Para além disto, colocar o modo multiplayer a contribuir para a Effective Gallactic Readiness do modo individual é um disparate ainda maior que os plot holes do final. Nada contra os modos online multiplayer - quem os quiser jogar, força. Mas que estes contribuam para a narrativa principal é francamente abusivo - pessoalmente, se eu quisesse entreter-me num jogo online multiplayer, não tinha deixado de jogar World of Warcraft. 

De qualquer forma: Mass Effect 3 continua a ser um grande jogo, e a série toda continua a ser excelente. É pena o final do último capítulo, que de facto retira brilho à narrativa, mas os três jogos continuam a ser uma excelente experiência.
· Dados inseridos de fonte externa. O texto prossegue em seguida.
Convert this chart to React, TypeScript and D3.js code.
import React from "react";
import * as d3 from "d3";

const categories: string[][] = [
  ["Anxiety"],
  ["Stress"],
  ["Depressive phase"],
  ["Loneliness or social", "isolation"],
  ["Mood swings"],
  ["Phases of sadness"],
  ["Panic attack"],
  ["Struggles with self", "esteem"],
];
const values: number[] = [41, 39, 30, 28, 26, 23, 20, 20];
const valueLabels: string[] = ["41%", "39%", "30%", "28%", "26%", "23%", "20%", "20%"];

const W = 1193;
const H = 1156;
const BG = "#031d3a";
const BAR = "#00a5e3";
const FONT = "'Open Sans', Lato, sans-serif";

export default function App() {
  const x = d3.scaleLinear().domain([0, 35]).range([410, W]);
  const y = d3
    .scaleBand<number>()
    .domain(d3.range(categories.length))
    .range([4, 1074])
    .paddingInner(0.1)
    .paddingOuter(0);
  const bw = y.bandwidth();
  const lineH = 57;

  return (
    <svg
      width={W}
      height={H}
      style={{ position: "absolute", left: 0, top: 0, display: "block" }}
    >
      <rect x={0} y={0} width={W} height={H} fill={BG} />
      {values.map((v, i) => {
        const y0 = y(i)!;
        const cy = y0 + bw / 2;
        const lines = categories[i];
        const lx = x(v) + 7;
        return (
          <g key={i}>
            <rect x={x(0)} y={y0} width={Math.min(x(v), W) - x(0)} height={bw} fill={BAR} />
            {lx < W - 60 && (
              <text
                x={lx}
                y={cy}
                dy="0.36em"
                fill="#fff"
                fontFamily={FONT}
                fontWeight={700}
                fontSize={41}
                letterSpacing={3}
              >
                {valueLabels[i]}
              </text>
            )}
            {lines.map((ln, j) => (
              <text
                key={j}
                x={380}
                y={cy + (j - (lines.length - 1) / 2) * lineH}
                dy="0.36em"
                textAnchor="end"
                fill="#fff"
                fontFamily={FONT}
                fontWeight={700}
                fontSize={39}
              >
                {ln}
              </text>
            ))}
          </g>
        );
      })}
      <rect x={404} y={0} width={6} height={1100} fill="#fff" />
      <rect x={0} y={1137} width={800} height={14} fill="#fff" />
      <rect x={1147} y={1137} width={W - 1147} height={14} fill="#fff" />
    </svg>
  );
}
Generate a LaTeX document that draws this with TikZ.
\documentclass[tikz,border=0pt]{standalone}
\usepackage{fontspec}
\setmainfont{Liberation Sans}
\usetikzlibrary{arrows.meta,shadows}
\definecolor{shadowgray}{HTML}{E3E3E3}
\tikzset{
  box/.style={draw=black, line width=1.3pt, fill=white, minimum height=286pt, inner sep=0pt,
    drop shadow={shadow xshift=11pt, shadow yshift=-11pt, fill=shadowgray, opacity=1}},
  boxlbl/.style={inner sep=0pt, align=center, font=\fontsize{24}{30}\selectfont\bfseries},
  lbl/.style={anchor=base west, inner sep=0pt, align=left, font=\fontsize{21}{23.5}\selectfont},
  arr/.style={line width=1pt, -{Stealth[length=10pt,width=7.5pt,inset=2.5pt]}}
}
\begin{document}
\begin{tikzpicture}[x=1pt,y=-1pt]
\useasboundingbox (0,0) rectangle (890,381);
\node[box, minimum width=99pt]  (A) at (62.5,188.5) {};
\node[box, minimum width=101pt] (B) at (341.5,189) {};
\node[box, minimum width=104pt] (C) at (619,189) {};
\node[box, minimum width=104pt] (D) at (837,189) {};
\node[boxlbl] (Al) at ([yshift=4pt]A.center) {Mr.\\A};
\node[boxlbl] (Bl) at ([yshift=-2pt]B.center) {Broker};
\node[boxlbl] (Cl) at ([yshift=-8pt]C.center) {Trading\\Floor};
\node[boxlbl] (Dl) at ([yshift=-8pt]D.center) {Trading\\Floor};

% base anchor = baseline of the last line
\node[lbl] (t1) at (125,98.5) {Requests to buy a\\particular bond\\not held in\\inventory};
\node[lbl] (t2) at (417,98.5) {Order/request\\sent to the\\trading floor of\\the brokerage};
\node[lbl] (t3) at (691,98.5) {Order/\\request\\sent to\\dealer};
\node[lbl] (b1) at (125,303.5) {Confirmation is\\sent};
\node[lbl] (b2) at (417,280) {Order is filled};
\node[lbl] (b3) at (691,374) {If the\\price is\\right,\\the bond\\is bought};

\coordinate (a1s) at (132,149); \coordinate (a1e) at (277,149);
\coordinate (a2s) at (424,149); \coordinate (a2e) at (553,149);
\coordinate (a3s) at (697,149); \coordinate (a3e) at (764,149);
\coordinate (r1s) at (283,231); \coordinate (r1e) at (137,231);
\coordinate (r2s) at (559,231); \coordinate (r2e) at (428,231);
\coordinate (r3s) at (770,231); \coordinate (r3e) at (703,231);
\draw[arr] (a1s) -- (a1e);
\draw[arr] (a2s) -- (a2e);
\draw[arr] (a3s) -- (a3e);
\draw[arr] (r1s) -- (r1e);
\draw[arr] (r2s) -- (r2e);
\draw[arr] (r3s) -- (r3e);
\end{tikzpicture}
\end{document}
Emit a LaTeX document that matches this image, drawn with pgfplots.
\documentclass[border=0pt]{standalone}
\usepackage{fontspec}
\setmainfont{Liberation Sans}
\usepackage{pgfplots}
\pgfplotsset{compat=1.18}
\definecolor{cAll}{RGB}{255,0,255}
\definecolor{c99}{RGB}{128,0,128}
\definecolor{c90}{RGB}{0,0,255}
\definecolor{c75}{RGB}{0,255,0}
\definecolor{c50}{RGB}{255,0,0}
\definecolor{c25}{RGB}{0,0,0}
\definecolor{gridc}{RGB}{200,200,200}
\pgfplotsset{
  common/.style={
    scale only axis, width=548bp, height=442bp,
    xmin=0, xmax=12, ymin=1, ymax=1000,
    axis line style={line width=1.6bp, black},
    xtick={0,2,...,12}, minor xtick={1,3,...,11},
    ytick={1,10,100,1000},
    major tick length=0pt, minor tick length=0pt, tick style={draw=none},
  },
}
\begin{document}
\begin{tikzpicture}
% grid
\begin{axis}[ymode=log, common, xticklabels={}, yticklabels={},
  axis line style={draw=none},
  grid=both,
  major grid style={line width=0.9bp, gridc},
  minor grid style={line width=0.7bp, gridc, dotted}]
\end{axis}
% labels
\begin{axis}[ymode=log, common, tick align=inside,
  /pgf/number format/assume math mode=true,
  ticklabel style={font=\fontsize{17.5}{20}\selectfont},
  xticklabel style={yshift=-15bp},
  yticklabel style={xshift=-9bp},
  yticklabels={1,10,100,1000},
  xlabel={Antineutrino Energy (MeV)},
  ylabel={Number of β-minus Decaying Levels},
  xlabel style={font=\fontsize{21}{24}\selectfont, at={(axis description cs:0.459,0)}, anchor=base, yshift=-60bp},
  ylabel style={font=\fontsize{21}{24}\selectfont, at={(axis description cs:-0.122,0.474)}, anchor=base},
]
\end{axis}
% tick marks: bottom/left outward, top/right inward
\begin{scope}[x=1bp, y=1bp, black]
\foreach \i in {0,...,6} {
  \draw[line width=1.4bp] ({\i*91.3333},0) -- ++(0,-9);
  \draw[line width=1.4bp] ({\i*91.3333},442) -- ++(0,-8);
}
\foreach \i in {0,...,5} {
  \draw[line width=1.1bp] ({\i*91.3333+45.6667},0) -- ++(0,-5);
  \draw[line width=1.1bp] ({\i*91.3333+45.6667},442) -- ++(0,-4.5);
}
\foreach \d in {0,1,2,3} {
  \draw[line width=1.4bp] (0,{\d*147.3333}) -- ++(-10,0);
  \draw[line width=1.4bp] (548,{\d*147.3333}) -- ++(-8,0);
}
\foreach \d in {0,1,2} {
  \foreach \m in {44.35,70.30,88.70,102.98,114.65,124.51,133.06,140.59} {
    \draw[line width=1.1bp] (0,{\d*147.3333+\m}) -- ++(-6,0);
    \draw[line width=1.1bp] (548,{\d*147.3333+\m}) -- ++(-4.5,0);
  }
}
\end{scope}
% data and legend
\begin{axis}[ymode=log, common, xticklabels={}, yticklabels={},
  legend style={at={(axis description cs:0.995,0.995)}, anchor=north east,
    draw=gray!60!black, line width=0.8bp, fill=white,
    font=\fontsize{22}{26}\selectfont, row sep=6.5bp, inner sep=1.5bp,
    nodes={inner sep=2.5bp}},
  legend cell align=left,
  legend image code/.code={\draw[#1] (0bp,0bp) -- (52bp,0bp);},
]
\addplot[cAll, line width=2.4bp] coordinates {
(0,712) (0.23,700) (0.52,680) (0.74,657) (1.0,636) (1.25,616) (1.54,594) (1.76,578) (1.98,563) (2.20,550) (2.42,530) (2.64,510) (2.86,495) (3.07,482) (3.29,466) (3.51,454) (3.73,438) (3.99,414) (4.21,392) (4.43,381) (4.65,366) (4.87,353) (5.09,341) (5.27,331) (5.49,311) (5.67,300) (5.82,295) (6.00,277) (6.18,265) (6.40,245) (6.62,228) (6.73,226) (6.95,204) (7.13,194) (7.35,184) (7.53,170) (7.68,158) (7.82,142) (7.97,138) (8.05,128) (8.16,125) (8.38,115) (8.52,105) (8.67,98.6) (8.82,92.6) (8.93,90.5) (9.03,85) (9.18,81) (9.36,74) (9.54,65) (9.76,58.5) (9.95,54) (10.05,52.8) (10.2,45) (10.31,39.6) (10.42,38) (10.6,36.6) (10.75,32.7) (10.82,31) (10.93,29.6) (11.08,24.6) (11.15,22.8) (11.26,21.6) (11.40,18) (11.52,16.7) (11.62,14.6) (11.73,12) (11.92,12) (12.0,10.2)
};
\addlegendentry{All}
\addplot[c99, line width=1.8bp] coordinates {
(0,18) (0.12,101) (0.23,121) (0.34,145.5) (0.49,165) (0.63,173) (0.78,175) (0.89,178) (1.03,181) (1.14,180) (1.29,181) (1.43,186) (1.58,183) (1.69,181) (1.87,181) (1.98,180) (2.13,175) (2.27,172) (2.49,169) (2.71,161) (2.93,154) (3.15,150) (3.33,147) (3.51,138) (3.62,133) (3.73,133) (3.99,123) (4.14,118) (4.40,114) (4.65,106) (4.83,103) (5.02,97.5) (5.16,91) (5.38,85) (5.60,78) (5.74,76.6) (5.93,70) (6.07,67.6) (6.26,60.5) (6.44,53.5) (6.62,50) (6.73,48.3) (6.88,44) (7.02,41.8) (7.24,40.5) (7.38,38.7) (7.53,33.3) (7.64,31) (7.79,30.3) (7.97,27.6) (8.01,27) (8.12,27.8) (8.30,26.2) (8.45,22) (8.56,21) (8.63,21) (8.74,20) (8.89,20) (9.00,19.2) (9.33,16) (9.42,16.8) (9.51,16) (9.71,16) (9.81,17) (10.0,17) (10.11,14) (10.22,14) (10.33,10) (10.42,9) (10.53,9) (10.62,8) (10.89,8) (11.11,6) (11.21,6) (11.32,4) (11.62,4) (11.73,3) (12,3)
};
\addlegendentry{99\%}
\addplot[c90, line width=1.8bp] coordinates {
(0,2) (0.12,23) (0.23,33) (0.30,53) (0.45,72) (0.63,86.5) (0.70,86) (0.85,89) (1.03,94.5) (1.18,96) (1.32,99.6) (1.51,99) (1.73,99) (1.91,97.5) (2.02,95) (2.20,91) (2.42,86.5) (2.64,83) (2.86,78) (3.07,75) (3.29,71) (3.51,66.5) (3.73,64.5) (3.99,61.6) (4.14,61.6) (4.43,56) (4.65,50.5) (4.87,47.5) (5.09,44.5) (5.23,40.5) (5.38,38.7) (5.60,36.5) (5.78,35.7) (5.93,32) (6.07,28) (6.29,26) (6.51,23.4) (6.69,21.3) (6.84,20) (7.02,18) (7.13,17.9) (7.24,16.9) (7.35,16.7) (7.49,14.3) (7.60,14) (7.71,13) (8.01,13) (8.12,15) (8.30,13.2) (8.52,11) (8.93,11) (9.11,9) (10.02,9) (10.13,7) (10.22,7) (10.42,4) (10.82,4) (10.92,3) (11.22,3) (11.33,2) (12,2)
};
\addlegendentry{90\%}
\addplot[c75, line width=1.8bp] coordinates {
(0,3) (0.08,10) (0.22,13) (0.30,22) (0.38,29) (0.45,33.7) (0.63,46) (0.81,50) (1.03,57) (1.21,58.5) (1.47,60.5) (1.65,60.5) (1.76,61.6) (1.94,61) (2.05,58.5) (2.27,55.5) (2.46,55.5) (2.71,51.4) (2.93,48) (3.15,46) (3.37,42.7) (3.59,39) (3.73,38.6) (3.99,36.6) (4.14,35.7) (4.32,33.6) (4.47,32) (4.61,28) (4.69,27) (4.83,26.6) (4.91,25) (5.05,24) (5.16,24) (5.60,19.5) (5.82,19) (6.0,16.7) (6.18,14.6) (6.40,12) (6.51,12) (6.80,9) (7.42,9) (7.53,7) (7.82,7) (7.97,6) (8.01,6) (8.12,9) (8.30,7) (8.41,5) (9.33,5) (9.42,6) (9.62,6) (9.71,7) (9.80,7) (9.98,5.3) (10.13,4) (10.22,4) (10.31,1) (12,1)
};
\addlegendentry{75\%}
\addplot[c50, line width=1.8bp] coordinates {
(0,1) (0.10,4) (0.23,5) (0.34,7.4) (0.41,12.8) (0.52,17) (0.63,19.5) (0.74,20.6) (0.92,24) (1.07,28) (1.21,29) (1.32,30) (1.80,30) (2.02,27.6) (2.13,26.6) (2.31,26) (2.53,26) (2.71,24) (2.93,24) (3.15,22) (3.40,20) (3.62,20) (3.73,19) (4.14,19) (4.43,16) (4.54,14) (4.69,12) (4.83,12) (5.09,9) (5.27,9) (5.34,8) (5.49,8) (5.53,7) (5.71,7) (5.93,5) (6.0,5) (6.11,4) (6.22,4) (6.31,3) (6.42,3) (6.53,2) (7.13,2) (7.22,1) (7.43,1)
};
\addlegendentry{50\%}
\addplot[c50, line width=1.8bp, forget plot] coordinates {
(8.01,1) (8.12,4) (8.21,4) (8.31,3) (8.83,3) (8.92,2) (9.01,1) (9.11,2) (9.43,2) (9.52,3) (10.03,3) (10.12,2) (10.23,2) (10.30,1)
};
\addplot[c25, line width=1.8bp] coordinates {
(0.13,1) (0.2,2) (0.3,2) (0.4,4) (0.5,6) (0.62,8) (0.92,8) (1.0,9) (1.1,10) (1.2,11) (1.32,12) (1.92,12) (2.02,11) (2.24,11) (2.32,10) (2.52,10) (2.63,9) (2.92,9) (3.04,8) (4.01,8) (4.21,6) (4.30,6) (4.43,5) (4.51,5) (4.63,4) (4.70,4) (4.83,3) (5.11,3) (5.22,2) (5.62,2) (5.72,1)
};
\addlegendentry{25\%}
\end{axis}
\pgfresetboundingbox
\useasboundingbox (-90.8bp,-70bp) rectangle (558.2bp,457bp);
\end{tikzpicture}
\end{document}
Resta saber se, perante o tremendo barulho que a comunidade tem feito, a Bioware e a Electronic Arts vão ceder e fazer um final alternativo ou não; e, caso o façam, se a coisa será disponibilizada de borla ou como conteúdos pagos. Bem vistas as coisas, é preferível manterem a cabeça enviada na areia e não mexerem uma palha a lançarem finais e explicações adicionais a pagar. Isso seria, parafraseando uma bela expressão inglesa, somar o insulto à injúria, e não me parece que os jogadores de Mass Effect estejam com disposição para tanto.